Alex DeLarge | 851 comments The great chameleon Robert Wise, a director whose contribution to cinema is (I believe) only now being appreciated; from film noir (THE SET UP) to horror (THE HAUNTING), Science Fiction (THE DAY THE EARTH STOOD STILL, original, pa---lease!), feminist romance (EXECUTIVE SUITE), war (THE SAND PEBBLES), musical (WEST SIDE STORY & SOUND OF MUSIC)...I could go on forever! Here is a gem I unearthed one day on AMC and just had to own on disc.

ODDS AGAINST TOMORROW (Robert Wise, 1959, USA) Robert Wise delivers a taught crime thriller about three losers trying one last desperate bank robbery that will enable them to retire and give up their criminal ways. Wise films with his classic deep focus black & white style with low-angle shots and steady camera movements; no quick cut headache-inducing editing here! The story progresses chronologically as we glimpse the personal turmoil in Johnny (Harry Belafonte) and Earle’s (Robert Ryan) hard-luck lives. We develop sympathy for these two criminals even though we see them warts and all; it gets us closer because they are well defined and realistic people. Burke (Ed Begley) is the ringleader who plays mediator because Johnny and Earle just can’t get along…and herein lays the meaning of the film: Racism. The film works as a simple heist movie gone bad but that’s not its true purpose; this film explores society’s bleak hateful racist attitudes of the 1950s and their destructive effects, both psychologically and physically. The tragic ending brings equality to our anti-heroes and they have no one to blame but themselves. Robert Wise bookends the film with a strong wind blowing across a dirty puddle creating ripples and riptides much like the violent undercurrents tearing through America at the time. If our attitudes don’t change then the odds against tomorrow happening are not in our favor. And it’s still true today. (A)

message 2: by Daniel (new)

Daniel | 155 comments I admire Wise, and will be catching this in an upcoming showing on TCM. But I have to take issue that "Executive Suite" is primarily -- or even contains -- "feminist romance." The focus of the story is the state of affairs in the board room of a furniture company. It's a portrayal of the pitfalls and the glories of capitalism. The romance, if it can even be called that, seemed to me to be background noise.
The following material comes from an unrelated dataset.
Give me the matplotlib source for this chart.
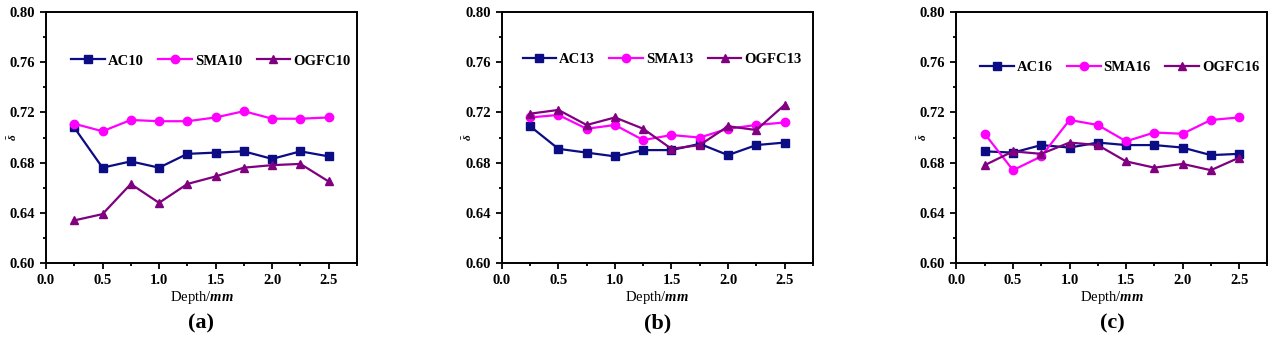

Was that a typo, or can you make a case for it?

P.S. For people who haven't seen "Executive Suite" look up the cast. You won't believe all these people are in one film.

message 3: by Alex DeLarge (last edited Jan 16, 2009 03:57PM) (new)

Alex DeLarge | 851 comments Yes, I believe you're right. It's been a few years since I've seen this one but really liked it. I need to watch again and review:) And what a great cast!

I need to see CURSE OF THE CAT PEOPLE, one of his early uncredited works. As much as I love horror films, I can't believe that one has escaped me all these years. I also need to revisit Val Lewton's works.

message 4: by Phillip (new)

Phillip | 10281 comments curse of the cat people is good fun. i caught it several months ago.

i've seen quite a few of his films, but don't know this one. thanks for the fine reveiew and recommendation, alex!